Starting at the first line of the listing below, repeat each line exactly until the line containing "(0,0) rectangle (1664,973);", which you include. Leave out pictures.
****************************************
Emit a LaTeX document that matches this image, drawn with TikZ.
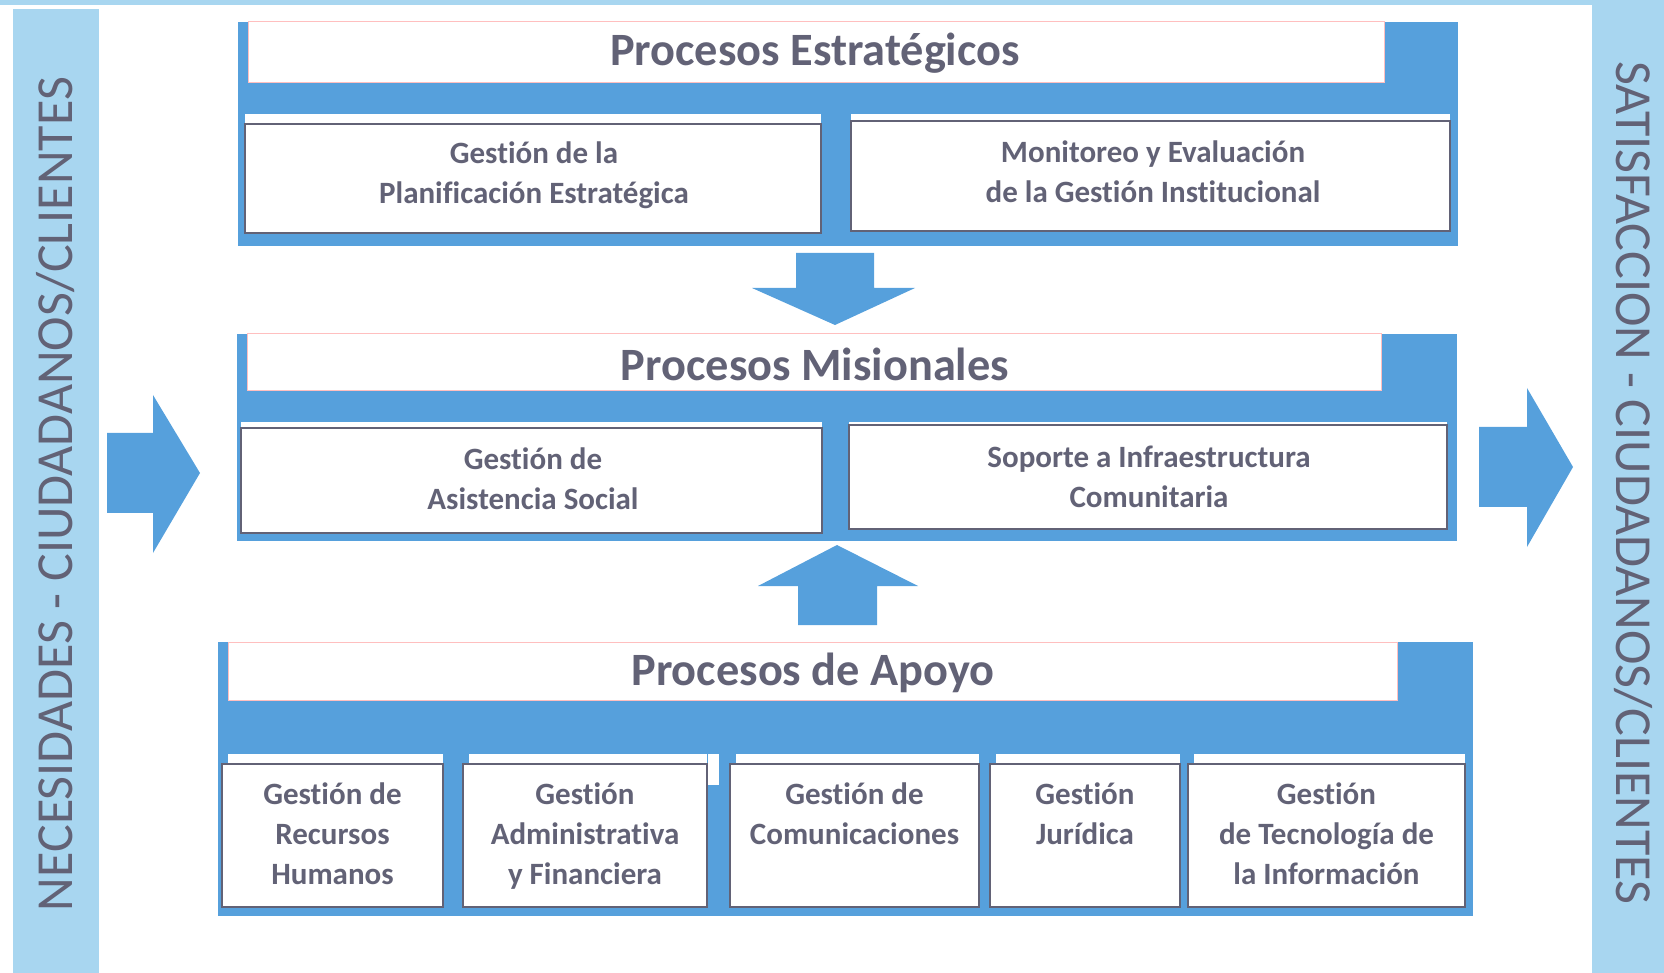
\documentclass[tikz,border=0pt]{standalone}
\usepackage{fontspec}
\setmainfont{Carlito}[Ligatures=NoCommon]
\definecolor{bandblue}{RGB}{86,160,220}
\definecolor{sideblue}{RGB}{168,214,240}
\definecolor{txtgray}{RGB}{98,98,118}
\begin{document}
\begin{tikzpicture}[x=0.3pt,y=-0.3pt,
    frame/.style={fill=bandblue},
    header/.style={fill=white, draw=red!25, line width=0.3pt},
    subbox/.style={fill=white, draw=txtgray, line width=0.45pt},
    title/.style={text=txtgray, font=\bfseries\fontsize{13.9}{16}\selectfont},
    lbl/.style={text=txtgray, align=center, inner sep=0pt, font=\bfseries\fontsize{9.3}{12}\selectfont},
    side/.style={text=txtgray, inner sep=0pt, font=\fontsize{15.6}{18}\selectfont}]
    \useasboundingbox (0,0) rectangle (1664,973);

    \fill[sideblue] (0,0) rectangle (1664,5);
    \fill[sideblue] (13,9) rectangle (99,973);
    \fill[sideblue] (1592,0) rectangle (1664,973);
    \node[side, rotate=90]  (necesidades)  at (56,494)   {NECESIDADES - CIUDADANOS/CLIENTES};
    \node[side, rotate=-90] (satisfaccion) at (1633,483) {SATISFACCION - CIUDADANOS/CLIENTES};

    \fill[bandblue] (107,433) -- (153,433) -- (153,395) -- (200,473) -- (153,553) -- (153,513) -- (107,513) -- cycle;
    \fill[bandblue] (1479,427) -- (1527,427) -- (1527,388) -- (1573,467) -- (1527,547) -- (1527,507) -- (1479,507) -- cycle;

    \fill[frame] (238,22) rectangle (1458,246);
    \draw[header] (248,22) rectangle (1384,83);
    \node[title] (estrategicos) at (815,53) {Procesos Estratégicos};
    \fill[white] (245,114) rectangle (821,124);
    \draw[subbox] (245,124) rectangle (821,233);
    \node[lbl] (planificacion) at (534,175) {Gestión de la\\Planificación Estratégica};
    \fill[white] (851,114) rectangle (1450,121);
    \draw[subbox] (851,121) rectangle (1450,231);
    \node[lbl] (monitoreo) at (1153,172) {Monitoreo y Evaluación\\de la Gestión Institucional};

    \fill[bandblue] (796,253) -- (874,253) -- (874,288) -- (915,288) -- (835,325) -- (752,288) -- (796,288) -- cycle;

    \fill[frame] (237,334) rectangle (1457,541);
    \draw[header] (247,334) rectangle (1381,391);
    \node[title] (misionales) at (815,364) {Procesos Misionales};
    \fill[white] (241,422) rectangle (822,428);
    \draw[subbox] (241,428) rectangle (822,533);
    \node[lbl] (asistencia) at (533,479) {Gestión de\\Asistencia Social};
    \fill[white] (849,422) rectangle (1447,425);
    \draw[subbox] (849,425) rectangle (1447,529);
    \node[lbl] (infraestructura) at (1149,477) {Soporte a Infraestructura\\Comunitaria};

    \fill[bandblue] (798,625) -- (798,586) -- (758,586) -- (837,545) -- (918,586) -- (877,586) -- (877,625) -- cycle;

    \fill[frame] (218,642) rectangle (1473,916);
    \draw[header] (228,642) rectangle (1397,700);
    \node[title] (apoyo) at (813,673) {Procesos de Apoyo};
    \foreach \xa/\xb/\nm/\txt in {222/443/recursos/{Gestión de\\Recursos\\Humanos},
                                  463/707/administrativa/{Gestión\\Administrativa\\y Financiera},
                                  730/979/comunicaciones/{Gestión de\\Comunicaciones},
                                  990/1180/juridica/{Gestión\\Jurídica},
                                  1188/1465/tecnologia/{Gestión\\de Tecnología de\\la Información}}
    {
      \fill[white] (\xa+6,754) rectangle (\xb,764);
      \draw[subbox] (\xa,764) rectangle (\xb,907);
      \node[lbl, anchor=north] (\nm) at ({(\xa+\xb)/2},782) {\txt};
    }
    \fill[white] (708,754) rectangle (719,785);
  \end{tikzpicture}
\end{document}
****************************************
◆ **OUTPUT BELOW**:
Emit a LaTeX document that matches this image, drawn with TikZ.
\documentclass[tikz,border=0pt]{standalone}
\usepackage{fontspec}
\setmainfont{Carlito}[Ligatures=NoCommon]
\definecolor{bandblue}{RGB}{86,160,220}
\definecolor{sideblue}{RGB}{168,214,240}
\definecolor{txtgray}{RGB}{98,98,118}
\begin{document}
\begin{tikzpicture}[x=0.3pt,y=-0.3pt,
    frame/.style={fill=bandblue},
    header/.style={fill=white, draw=red!25, line width=0.3pt},
    subbox/.style={fill=white, draw=txtgray, line width=0.45pt},
    title/.style={text=txtgray, font=\bfseries\fontsize{13.9}{16}\selectfont},
    lbl/.style={text=txtgray, align=center, inner sep=0pt, font=\bfseries\fontsize{9.3}{12}\selectfont},
    side/.style={text=txtgray, inner sep=0pt, font=\fontsize{15.6}{18}\selectfont}]
    \useasboundingbox (0,0) rectangle (1664,973);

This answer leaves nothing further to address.